YOUR GOAL:
Skip the pictures and quote all of the lines exactly.

-- begin DATA PROVIDED --

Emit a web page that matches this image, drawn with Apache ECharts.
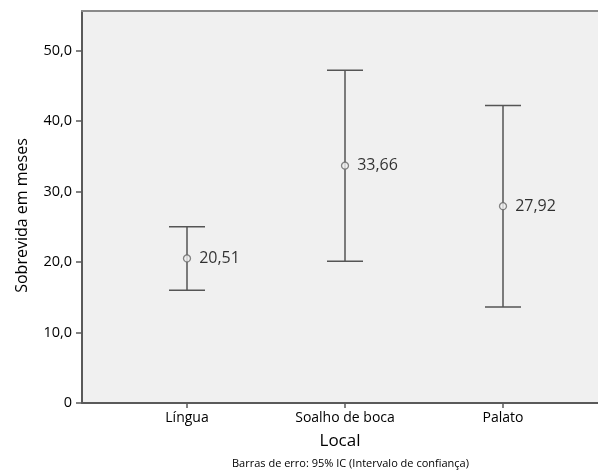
<!DOCTYPE html>
<html>
<head>
<meta charset="utf-8">
<script src="https://cdn.jsdelivr.net/npm/echarts@6/dist/echarts.min.js"></script>
<style>html,body{margin:0;padding:0;background:#fff}#c{width:598px;height:472px}</style>
</head>
<body>
<div id="c"></div>
<script>
const categories = ['Língua', 'Soalho de boca', 'Palato'];
const means = [20.51, 33.66, 27.92];
const lower = [16.0, 20.1, 13.6];
const upper = [25.0, 47.2, 42.2];
const yTicks = [0, 10, 20, 30, 40, 50];
const footnote = 'Barras de erro: 95% IC (Intervalo de confiança)';

const FONT = '"Open Sans", sans-serif';
const positions = categories.map((c, i) => i + 1);
const xMin = 1 - 105 / 158, xMax = 1 + 411 / 158;

const chart = echarts.init(document.getElementById('c'), null, {renderer: 'canvas'});
chart.setOption({
  animation: false,
  backgroundColor: '#ffffff',
  textStyle: {fontFamily: FONT},
  grid: {left: 82, top: 11, right: 0, bottom: 69, show: true, backgroundColor: '#f0f0f0', borderWidth: 0},
  graphic: [{
    type: 'text', left: 232, top: 458,
    style: {text: footnote, fontSize: 11, fontFamily: FONT, fill: '#000'}
  }],
  xAxis: [{
    type: 'value', min: xMin, max: xMax,
    splitLine: {show: false},
    axisLine: {show: true, lineStyle: {color: '#5a5a5a', width: 2}},
    axisTick: {show: true, customValues: positions, length: 5, lineStyle: {color: '#5a5a5a', width: 1.5}},
    axisLabel: {show: true, customValues: positions, margin: 8, fontSize: 14, color: '#000', fontFamily: FONT,
      formatter: v => categories[Math.round(v) - 1] || ''},
    name: 'Local', nameLocation: 'middle', nameGap: 30,
    nameTextStyle: {fontSize: 17, color: '#000', fontFamily: FONT}
  }, {
    type: 'value', position: 'top', min: xMin, max: xMax,
    splitLine: {show: false},
    axisLine: {show: true, lineStyle: {color: '#8a8a8a', width: 2}},
    axisTick: {show: false}, axisLabel: {show: false}
  }],
  yAxis: {
    type: 'value', min: 0, max: 55.6, interval: 10,
    splitLine: {show: false},
    axisLine: {show: true, lineStyle: {color: '#5a5a5a', width: 2}},
    axisTick: {show: true, customValues: yTicks, length: 6, lineStyle: {color: '#5a5a5a', width: 1.5}},
    axisLabel: {customValues: yTicks, margin: 10, fontSize: 14.5, color: '#000', fontFamily: FONT,
      formatter: v => v === 0 ? '0' : v.toFixed(1).replace('.', ',')},
    name: 'Sobrevida em meses', nameLocation: 'middle', nameRotate: 90, nameGap: 52,
    nameTextStyle: {fontSize: 16, color: '#000', fontFamily: FONT, padding: [0, 17, 0, 0]}
  },
  series: [{
    type: 'custom',
    data: positions.map((p, i) => [p, lower[i], upper[i]]),
    renderItem: function (params, api) {
      const x = api.value(0);
      const lo = api.coord([x, api.value(1)]);
      const hi = api.coord([x, api.value(2)]);
      const hw = 18;
      const st = {stroke: '#555555', lineWidth: 1.5};
      return {type: 'group', children: [
        {type: 'line', shape: {x1: lo[0], y1: lo[1], x2: hi[0], y2: hi[1]}, style: st},
        {type: 'line', shape: {x1: lo[0] - hw, y1: lo[1], x2: lo[0] + hw, y2: lo[1]}, style: st},
        {type: 'line', shape: {x1: hi[0] - hw, y1: hi[1], x2: hi[0] + hw, y2: hi[1]}, style: st}
      ]};
    },
    z: 2
  }, {
    type: 'scatter',
    data: positions.map((p, i) => [p, means[i]]),
    symbol: 'circle', symbolSize: 7,
    itemStyle: {color: '#f0f0f0', borderColor: '#666666', borderWidth: 1.3},
    label: {show: true, position: 'right', distance: 8, fontSize: 16, color: '#000', fontFamily: FONT,
      formatter: p => p.value[1].toFixed(2).replace('.', ',')},
    z: 3
  }]
});
</script>
</body>
</html>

-- end DATA PROVIDED --

TASK RESULT:
Emit a web page that matches this image, drawn with Apache ECharts.
<!DOCTYPE html>
<html>
<head>
<meta charset="utf-8">
<script src="https://cdn.jsdelivr.net/npm/echarts@6/dist/echarts.min.js"></script>
<style>html,body{margin:0;padding:0;background:#fff}#c{width:598px;height:472px}</style>
</head>
<body>
<div id="c"></div>
<script>
const categories = ['Língua', 'Soalho de boca', 'Palato'];
const means = [20.51, 33.66, 27.92];
const lower = [16.0, 20.1, 13.6];
const upper = [25.0, 47.2, 42.2];
const yTicks = [0, 10, 20, 30, 40, 50];
const footnote = 'Barras de erro: 95% IC (Intervalo de confiança)';

const FONT = '"Open Sans", sans-serif';
const positions = categories.map((c, i) => i + 1);
const xMin = 1 - 105 / 158, xMax = 1 + 411 / 158;

const chart = echarts.init(document.getElementById('c'), null, {renderer: 'canvas'});
chart.setOption({
  animation: false,
  backgroundColor: '#ffffff',
  textStyle: {fontFamily: FONT},
  grid: {left: 82, top: 11, right: 0, bottom: 69, show: true, backgroundColor: '#f0f0f0', borderWidth: 0},
  graphic: [{
    type: 'text', left: 232, top: 458,
    style: {text: footnote, fontSize: 11, fontFamily: FONT, fill: '#000'}
  }],
  xAxis: [{
    type: 'value', min: xMin, max: xMax,
    splitLine: {show: false},
    axisLine: {show: true, lineStyle: {color: '#5a5a5a', width: 2}},
    axisTick: {show: true, customValues: positions, length: 5, lineStyle: {color: '#5a5a5a', width: 1.5}},
    axisLabel: {show: true, customValues: positions, margin: 8, fontSize: 14, color: '#000', fontFamily: FONT,
      formatter: v => categories[Math.round(v) - 1] || ''},
    name: 'Local', nameLocation: 'middle', nameGap: 30,
    nameTextStyle: {fontSize: 17, color: '#000', fontFamily: FONT}
  }, {
    type: 'value', position: 'top', min: xMin, max: xMax,
    splitLine: {show: false},
    axisLine: {show: true, lineStyle: {color: '#8a8a8a', width: 2}},
    axisTick: {show: false}, axisLabel: {show: false}
  }],
  yAxis: {
    type: 'value', min: 0, max: 55.6, interval: 10,
    splitLine: {show: false},
    axisLine: {show: true, lineStyle: {color: '#5a5a5a', width: 2}},
    axisTick: {show: true, customValues: yTicks, length: 6, lineStyle: {color: '#5a5a5a', width: 1.5}},
    axisLabel: {customValues: yTicks, margin: 10, fontSize: 14.5, color: '#000', fontFamily: FONT,
      formatter: v => v === 0 ? '0' : v.toFixed(1).replace('.', ',')},
    name: 'Sobrevida em meses', nameLocation: 'middle', nameRotate: 90, nameGap: 52,
    nameTextStyle: {fontSize: 16, color: '#000', fontFamily: FONT, padding: [0, 17, 0, 0]}
  },
  series: [{
    type: 'custom',
    data: positions.map((p, i) => [p, lower[i], upper[i]]),
    renderItem: function (params, api) {
      const x = api.value(0);
      const lo = api.coord([x, api.value(1)]);
      const hi = api.coord([x, api.value(2)]);
      const hw = 18;
      const st = {stroke: '#555555', lineWidth: 1.5};
      return {type: 'group', children: [
        {type: 'line', shape: {x1: lo[0], y1: lo[1], x2: hi[0], y2: hi[1]}, style: st},
        {type: 'line', shape: {x1: lo[0] - hw, y1: lo[1], x2: lo[0] + hw, y2: lo[1]}, style: st},
        {type: 'line', shape: {x1: hi[0] - hw, y1: hi[1], x2: hi[0] + hw, y2: hi[1]}, style: st}
      ]};
    },
    z: 2
  }, {
    type: 'scatter',
    data: positions.map((p, i) => [p, means[i]]),
    symbol: 'circle', symbolSize: 7,
    itemStyle: {color: '#f0f0f0', borderColor: '#666666', borderWidth: 1.3},
    label: {show: true, position: 'right', distance: 8, fontSize: 16, color: '#000', fontFamily: FONT,
      formatter: p => p.value[1].toFixed(2).replace('.', ',')},
    z: 3
  }]
});
</script>
</body>
</html>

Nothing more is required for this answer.